- Directions
Return each line containing "this".

- Records provided
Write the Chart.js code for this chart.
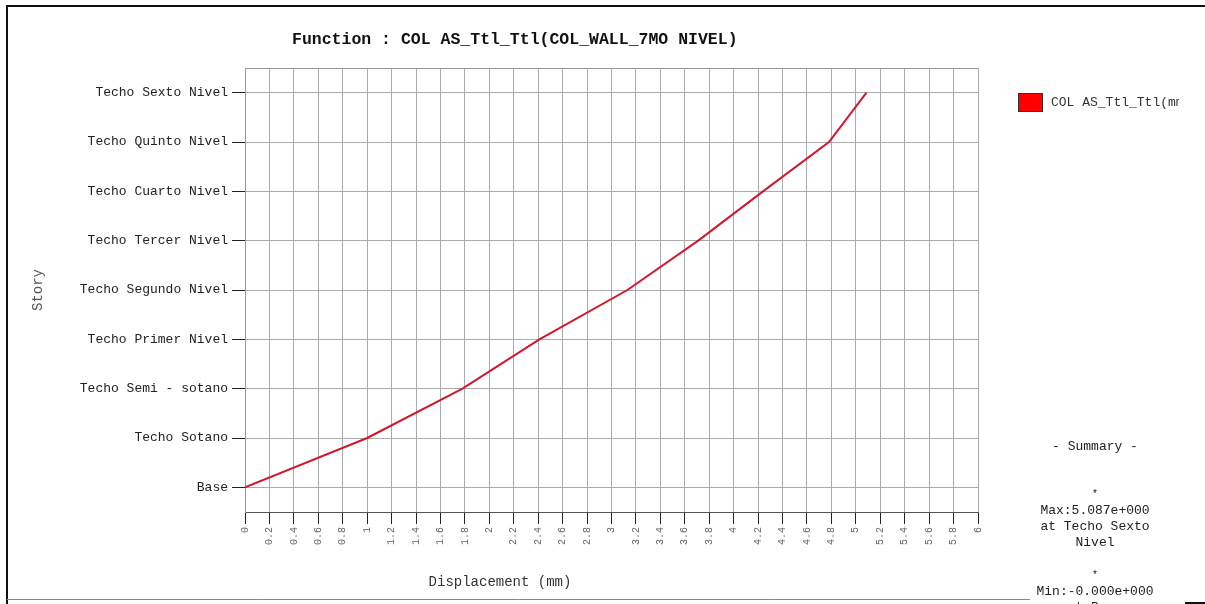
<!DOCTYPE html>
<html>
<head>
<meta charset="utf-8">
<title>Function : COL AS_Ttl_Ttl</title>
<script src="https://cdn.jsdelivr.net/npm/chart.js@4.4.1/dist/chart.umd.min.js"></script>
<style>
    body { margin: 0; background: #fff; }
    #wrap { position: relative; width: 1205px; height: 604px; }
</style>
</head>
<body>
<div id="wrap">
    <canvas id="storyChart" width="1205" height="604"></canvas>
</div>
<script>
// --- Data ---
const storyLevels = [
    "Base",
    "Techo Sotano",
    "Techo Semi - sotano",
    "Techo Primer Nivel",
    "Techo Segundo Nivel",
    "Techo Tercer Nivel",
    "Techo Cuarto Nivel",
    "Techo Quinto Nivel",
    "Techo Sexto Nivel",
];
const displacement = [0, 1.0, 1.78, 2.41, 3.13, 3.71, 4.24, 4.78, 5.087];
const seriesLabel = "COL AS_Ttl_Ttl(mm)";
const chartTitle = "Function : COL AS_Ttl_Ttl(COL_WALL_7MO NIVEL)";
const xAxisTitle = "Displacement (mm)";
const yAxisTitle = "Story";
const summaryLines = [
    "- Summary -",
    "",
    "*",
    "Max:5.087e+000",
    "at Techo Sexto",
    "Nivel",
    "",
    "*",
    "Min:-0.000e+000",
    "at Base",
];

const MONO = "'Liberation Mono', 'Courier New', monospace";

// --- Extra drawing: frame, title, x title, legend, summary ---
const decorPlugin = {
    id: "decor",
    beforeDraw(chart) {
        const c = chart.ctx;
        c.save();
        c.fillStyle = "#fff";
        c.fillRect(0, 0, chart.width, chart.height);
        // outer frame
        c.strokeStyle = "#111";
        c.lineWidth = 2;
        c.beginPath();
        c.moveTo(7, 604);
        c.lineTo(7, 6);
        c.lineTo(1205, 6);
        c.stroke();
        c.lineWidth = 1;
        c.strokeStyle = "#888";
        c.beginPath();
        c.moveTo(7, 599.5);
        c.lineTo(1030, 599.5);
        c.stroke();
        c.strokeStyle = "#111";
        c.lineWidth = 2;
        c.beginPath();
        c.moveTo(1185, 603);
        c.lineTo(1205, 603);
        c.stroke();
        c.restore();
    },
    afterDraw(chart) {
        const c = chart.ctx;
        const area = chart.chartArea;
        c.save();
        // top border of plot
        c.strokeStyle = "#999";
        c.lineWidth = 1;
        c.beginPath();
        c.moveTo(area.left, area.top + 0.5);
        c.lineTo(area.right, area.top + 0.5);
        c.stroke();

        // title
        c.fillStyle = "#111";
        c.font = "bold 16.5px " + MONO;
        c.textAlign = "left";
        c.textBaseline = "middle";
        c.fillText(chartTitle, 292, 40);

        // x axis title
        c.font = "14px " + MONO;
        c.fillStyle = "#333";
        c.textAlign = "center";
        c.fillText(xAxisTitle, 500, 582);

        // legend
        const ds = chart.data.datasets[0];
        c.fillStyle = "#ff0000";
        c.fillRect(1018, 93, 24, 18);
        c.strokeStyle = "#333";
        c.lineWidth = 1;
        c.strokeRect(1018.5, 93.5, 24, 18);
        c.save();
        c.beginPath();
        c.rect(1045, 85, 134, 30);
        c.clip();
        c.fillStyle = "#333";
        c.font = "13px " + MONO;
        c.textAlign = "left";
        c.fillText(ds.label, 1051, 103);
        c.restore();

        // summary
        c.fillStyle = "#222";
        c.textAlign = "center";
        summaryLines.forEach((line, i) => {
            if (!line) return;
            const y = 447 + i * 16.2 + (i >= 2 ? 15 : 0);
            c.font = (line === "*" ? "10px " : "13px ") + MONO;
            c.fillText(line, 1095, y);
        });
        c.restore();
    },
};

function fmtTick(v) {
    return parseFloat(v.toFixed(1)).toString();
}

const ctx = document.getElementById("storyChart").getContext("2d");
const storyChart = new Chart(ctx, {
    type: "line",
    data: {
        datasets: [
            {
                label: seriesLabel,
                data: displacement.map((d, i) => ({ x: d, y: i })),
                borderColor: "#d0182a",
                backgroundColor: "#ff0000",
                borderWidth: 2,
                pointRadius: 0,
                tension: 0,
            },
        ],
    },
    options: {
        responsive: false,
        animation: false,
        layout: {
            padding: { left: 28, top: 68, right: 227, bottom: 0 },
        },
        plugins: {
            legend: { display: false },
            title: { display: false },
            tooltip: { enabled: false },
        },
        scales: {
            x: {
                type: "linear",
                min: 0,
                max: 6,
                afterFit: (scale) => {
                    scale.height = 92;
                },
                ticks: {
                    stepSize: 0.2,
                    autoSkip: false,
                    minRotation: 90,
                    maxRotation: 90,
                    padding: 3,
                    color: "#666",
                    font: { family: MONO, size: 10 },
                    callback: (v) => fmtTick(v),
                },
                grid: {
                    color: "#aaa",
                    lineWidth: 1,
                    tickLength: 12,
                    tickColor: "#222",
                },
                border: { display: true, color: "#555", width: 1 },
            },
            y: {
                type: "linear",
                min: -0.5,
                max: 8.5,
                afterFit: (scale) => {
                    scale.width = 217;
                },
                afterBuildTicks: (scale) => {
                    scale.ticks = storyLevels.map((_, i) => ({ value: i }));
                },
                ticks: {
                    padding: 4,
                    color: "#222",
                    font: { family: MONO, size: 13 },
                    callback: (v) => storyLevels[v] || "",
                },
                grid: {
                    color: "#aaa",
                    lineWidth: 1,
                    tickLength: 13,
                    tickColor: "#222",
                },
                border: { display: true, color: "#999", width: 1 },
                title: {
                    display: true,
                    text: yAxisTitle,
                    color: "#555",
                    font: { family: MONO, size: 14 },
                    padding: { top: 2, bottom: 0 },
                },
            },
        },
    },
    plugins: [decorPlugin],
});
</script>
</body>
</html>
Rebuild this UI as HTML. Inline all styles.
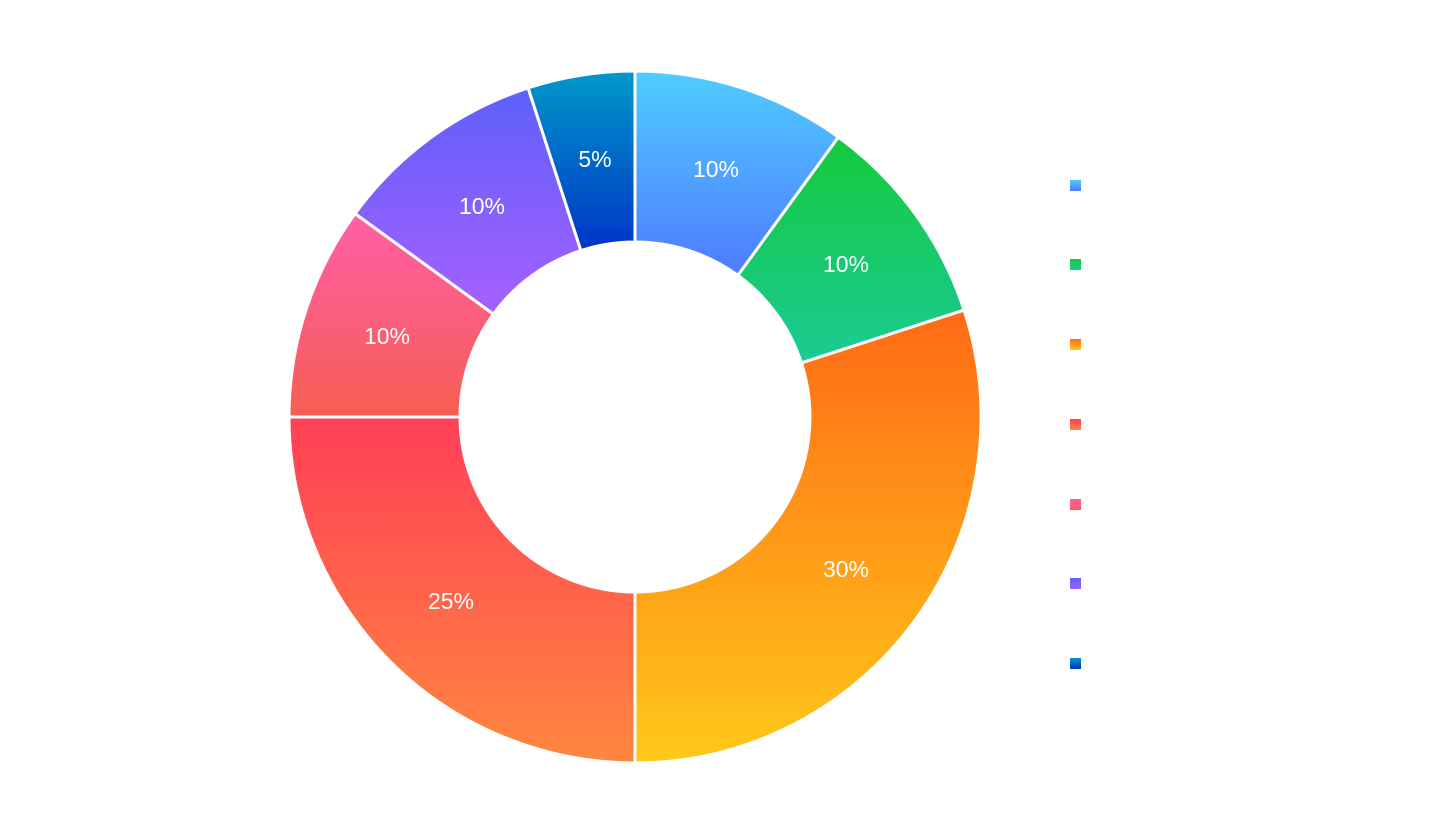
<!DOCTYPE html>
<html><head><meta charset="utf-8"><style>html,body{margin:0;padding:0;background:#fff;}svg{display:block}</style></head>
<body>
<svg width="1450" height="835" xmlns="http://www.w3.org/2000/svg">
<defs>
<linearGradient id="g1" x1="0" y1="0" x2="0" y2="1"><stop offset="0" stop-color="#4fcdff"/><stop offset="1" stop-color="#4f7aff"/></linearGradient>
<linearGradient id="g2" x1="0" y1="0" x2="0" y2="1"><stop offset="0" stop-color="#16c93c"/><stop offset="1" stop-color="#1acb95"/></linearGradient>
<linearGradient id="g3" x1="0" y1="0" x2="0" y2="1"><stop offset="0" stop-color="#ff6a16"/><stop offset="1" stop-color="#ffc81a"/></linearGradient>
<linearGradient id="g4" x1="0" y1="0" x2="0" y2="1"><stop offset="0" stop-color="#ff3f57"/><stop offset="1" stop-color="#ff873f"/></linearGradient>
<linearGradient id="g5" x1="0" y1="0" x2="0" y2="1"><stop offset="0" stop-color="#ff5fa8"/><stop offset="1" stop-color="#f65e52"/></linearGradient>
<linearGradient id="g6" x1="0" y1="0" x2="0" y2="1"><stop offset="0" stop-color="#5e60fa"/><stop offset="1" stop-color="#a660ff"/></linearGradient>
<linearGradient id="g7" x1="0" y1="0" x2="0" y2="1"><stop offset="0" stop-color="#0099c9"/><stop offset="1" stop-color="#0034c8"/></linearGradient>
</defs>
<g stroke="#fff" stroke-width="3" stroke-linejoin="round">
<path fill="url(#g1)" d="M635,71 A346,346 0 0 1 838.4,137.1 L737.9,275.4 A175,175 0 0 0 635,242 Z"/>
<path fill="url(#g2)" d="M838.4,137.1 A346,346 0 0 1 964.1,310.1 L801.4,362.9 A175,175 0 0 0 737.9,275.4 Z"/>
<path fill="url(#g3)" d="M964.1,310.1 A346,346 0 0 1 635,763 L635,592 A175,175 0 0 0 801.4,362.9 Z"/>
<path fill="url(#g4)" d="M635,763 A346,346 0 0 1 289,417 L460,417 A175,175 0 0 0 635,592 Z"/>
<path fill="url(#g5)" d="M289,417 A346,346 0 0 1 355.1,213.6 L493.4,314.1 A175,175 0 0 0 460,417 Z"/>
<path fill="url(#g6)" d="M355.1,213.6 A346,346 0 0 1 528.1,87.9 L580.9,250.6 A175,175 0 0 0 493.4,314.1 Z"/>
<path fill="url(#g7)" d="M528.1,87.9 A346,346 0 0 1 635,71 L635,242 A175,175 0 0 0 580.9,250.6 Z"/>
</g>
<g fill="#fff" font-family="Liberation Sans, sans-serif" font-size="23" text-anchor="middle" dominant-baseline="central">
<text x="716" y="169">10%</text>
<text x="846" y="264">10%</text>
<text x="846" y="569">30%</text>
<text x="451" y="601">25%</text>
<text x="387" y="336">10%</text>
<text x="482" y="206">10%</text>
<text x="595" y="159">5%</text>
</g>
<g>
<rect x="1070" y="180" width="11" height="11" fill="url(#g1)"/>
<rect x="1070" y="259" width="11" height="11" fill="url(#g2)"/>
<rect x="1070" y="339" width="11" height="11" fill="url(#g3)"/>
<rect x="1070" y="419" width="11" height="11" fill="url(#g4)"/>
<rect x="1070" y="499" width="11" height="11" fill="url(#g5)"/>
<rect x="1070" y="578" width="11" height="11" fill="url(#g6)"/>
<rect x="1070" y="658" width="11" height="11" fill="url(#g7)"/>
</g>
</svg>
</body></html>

- Expected output
Write the Chart.js code for this chart.
Rebuild this UI as HTML. Inline all styles.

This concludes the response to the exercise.